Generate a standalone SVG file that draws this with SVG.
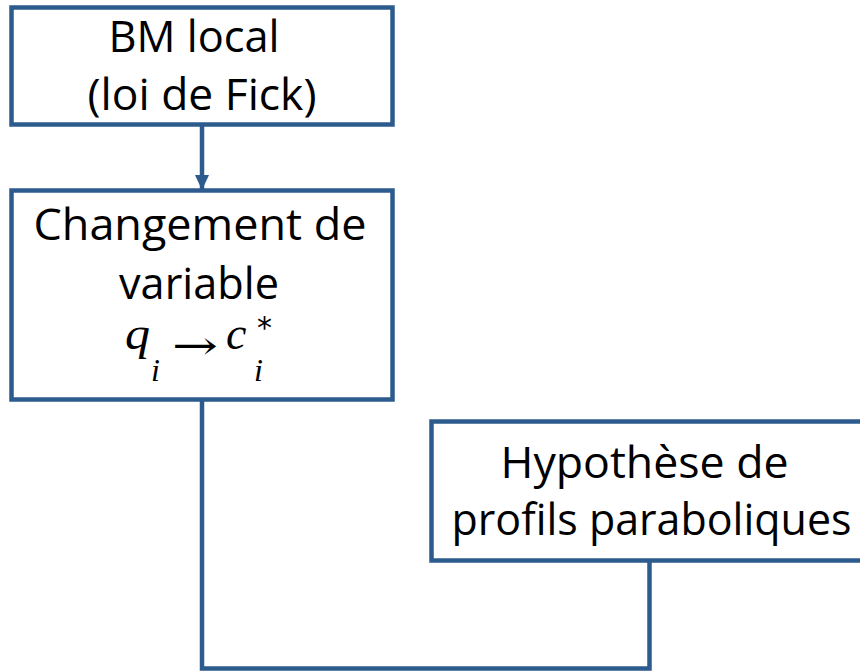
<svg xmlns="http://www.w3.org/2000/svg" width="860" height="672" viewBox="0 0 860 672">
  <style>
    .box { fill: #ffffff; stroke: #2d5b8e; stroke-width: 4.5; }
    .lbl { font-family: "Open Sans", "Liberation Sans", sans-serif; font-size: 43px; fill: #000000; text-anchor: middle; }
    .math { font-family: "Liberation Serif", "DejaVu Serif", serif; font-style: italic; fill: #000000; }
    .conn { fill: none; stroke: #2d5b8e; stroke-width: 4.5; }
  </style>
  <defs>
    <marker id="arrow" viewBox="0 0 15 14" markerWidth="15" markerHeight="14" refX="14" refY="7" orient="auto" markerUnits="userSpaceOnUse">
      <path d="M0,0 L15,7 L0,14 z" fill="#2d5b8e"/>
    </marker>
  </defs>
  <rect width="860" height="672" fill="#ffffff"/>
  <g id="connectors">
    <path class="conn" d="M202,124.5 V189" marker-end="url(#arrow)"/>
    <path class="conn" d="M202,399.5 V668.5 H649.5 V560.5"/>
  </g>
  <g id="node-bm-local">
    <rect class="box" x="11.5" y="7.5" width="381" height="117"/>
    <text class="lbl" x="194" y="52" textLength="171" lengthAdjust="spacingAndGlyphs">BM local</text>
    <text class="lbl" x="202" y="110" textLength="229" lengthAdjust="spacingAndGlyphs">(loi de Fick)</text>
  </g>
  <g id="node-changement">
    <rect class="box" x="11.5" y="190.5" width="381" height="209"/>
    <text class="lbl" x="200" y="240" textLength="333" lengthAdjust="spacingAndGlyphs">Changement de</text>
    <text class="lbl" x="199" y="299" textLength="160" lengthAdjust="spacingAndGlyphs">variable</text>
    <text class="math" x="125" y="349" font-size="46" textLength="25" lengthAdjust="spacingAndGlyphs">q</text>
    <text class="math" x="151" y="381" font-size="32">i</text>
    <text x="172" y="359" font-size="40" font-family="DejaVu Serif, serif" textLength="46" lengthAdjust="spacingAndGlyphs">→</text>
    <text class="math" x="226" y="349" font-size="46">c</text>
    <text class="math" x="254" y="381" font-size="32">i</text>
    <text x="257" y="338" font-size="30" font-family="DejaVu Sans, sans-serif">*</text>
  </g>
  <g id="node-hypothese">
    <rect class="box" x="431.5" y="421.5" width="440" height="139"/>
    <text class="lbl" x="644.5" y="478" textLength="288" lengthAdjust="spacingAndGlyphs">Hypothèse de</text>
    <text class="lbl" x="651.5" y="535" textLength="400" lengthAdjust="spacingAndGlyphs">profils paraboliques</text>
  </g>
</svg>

WHAT YOU ARE ASKED TO DO:
Go through the data above and transcribe it in full, omitting any image.

RESULT OF THE EXERCISE:
Generate a standalone SVG file that draws this with SVG.
<svg xmlns="http://www.w3.org/2000/svg" width="860" height="672" viewBox="0 0 860 672">
  <style>
    .box { fill: #ffffff; stroke: #2d5b8e; stroke-width: 4.5; }
    .lbl { font-family: "Open Sans", "Liberation Sans", sans-serif; font-size: 43px; fill: #000000; text-anchor: middle; }
    .math { font-family: "Liberation Serif", "DejaVu Serif", serif; font-style: italic; fill: #000000; }
    .conn { fill: none; stroke: #2d5b8e; stroke-width: 4.5; }
  </style>
  <defs>
    <marker id="arrow" viewBox="0 0 15 14" markerWidth="15" markerHeight="14" refX="14" refY="7" orient="auto" markerUnits="userSpaceOnUse">
      <path d="M0,0 L15,7 L0,14 z" fill="#2d5b8e"/>
    </marker>
  </defs>
  <rect width="860" height="672" fill="#ffffff"/>
  <g id="connectors">
    <path class="conn" d="M202,124.5 V189" marker-end="url(#arrow)"/>
    <path class="conn" d="M202,399.5 V668.5 H649.5 V560.5"/>
  </g>
  <g id="node-bm-local">
    <rect class="box" x="11.5" y="7.5" width="381" height="117"/>
    <text class="lbl" x="194" y="52" textLength="171" lengthAdjust="spacingAndGlyphs">BM local</text>
    <text class="lbl" x="202" y="110" textLength="229" lengthAdjust="spacingAndGlyphs">(loi de Fick)</text>
  </g>
  <g id="node-changement">
    <rect class="box" x="11.5" y="190.5" width="381" height="209"/>
    <text class="lbl" x="200" y="240" textLength="333" lengthAdjust="spacingAndGlyphs">Changement de</text>
    <text class="lbl" x="199" y="299" textLength="160" lengthAdjust="spacingAndGlyphs">variable</text>
    <text class="math" x="125" y="349" font-size="46" textLength="25" lengthAdjust="spacingAndGlyphs">q</text>
    <text class="math" x="151" y="381" font-size="32">i</text>
    <text x="172" y="359" font-size="40" font-family="DejaVu Serif, serif" textLength="46" lengthAdjust="spacingAndGlyphs">→</text>
    <text class="math" x="226" y="349" font-size="46">c</text>
    <text class="math" x="254" y="381" font-size="32">i</text>
    <text x="257" y="338" font-size="30" font-family="DejaVu Sans, sans-serif">*</text>
  </g>
  <g id="node-hypothese">
    <rect class="box" x="431.5" y="421.5" width="440" height="139"/>
    <text class="lbl" x="644.5" y="478" textLength="288" lengthAdjust="spacingAndGlyphs">Hypothèse de</text>
    <text class="lbl" x="651.5" y="535" textLength="400" lengthAdjust="spacingAndGlyphs">profils paraboliques</text>
  </g>
</svg>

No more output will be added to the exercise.